*EXERCISE OBJECTIVE:*
Exactly retype the lines from the top of the data through the line containing "0.0026, 0.001, 0.0005, 0.0002, 0.0]", leaving out every picture.

### DATA ###

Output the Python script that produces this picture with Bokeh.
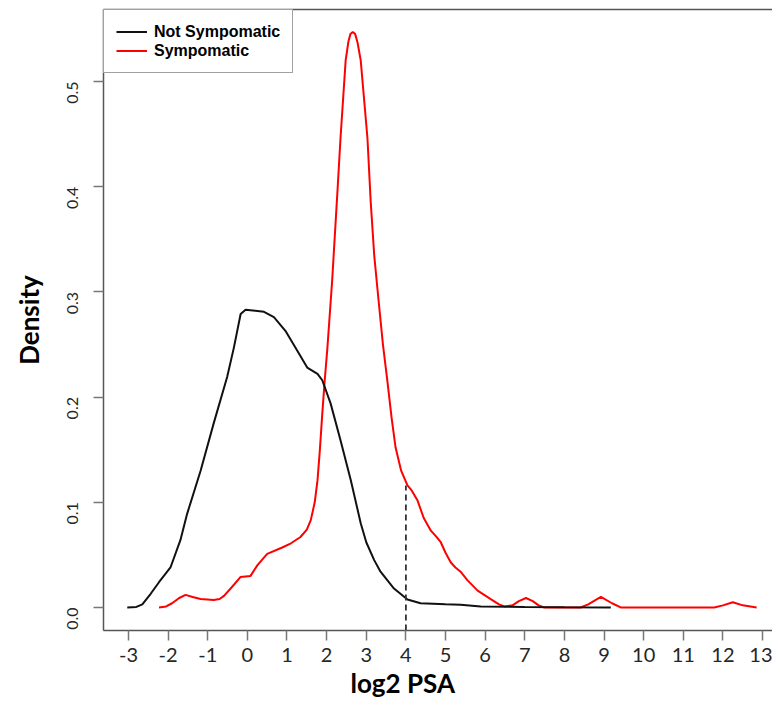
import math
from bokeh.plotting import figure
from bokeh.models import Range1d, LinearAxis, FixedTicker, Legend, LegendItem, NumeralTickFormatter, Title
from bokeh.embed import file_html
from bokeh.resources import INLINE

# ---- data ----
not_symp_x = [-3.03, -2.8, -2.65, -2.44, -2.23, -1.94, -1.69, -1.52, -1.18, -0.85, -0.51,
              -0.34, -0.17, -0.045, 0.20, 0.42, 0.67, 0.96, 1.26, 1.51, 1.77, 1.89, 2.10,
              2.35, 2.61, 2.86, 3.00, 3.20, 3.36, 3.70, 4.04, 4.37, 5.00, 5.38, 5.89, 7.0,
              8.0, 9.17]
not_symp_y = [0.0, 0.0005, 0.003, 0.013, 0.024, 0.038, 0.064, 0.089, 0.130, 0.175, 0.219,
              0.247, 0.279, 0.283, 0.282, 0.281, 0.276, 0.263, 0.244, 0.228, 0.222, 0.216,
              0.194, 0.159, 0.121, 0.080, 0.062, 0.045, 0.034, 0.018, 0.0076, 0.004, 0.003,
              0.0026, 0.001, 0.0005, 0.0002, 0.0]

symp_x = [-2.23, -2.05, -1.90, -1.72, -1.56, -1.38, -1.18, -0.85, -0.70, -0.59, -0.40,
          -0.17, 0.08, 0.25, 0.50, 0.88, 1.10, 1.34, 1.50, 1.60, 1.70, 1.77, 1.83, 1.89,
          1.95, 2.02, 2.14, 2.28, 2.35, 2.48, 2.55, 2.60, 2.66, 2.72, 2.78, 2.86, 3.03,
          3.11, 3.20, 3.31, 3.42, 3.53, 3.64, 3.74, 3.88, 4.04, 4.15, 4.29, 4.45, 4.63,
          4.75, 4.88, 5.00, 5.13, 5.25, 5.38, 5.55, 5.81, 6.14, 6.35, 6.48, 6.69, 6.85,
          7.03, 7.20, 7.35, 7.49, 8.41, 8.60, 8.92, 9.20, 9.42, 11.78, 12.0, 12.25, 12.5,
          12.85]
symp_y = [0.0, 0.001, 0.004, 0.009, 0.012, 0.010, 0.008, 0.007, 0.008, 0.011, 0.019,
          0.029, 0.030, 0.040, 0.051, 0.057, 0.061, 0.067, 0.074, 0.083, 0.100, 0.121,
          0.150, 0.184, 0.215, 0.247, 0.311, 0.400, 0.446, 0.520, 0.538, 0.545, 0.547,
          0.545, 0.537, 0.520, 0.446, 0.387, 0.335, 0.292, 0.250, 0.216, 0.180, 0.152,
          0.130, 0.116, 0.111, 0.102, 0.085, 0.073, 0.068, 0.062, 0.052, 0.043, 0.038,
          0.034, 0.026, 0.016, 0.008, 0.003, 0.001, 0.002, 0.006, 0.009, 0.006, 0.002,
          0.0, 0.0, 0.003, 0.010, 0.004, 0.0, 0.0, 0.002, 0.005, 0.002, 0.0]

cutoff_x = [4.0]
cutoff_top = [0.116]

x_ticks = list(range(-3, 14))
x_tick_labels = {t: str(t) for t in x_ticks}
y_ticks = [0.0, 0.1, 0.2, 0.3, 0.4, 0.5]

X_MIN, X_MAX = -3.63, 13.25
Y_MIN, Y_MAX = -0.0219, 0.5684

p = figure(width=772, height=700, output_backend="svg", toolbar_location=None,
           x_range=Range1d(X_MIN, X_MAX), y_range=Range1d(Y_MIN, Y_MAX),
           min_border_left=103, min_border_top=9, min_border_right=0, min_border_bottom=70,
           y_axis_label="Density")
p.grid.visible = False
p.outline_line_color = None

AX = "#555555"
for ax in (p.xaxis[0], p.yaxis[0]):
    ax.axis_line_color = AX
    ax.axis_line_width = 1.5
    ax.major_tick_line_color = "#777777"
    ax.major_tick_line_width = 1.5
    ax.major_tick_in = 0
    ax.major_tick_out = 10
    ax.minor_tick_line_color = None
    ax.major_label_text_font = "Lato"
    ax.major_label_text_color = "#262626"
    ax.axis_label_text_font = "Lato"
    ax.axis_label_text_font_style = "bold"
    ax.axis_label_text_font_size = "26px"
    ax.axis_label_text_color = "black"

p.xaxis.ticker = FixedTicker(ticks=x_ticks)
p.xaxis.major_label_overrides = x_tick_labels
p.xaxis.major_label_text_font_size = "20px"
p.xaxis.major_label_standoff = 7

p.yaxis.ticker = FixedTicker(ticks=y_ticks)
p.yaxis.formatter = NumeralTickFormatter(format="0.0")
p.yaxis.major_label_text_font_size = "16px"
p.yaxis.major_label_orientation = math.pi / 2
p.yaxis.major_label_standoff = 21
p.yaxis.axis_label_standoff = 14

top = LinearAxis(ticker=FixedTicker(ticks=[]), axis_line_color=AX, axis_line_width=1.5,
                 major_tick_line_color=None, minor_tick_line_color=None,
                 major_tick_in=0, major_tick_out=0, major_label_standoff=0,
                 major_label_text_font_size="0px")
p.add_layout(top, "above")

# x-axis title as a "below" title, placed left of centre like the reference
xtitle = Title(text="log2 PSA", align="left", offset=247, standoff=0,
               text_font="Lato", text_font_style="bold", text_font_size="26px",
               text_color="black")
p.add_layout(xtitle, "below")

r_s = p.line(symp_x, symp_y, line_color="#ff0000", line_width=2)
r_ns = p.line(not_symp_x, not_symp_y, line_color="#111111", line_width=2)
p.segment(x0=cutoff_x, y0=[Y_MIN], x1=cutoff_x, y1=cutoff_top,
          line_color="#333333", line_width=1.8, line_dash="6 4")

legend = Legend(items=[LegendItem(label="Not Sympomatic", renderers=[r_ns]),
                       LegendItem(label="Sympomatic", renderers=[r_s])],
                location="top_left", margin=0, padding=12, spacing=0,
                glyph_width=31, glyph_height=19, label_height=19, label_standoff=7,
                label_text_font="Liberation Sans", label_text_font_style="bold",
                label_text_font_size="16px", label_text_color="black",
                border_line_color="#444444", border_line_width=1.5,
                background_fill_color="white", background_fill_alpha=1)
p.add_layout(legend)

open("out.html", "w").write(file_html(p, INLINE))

###

*SOLUTION TO THIS PROBLEM:*
Output the Python script that produces this picture with Bokeh.
import math
from bokeh.plotting import figure
from bokeh.models import Range1d, LinearAxis, FixedTicker, Legend, LegendItem, NumeralTickFormatter, Title
from bokeh.embed import file_html
from bokeh.resources import INLINE

# ---- data ----
not_symp_x = [-3.03, -2.8, -2.65, -2.44, -2.23, -1.94, -1.69, -1.52, -1.18, -0.85, -0.51,
              -0.34, -0.17, -0.045, 0.20, 0.42, 0.67, 0.96, 1.26, 1.51, 1.77, 1.89, 2.10,
              2.35, 2.61, 2.86, 3.00, 3.20, 3.36, 3.70, 4.04, 4.37, 5.00, 5.38, 5.89, 7.0,
              8.0, 9.17]
not_symp_y = [0.0, 0.0005, 0.003, 0.013, 0.024, 0.038, 0.064, 0.089, 0.130, 0.175, 0.219,
              0.247, 0.279, 0.283, 0.282, 0.281, 0.276, 0.263, 0.244, 0.228, 0.222, 0.216,
              0.194, 0.159, 0.121, 0.080, 0.062, 0.045, 0.034, 0.018, 0.0076, 0.004, 0.003,
              0.0026, 0.001, 0.0005, 0.0002, 0.0]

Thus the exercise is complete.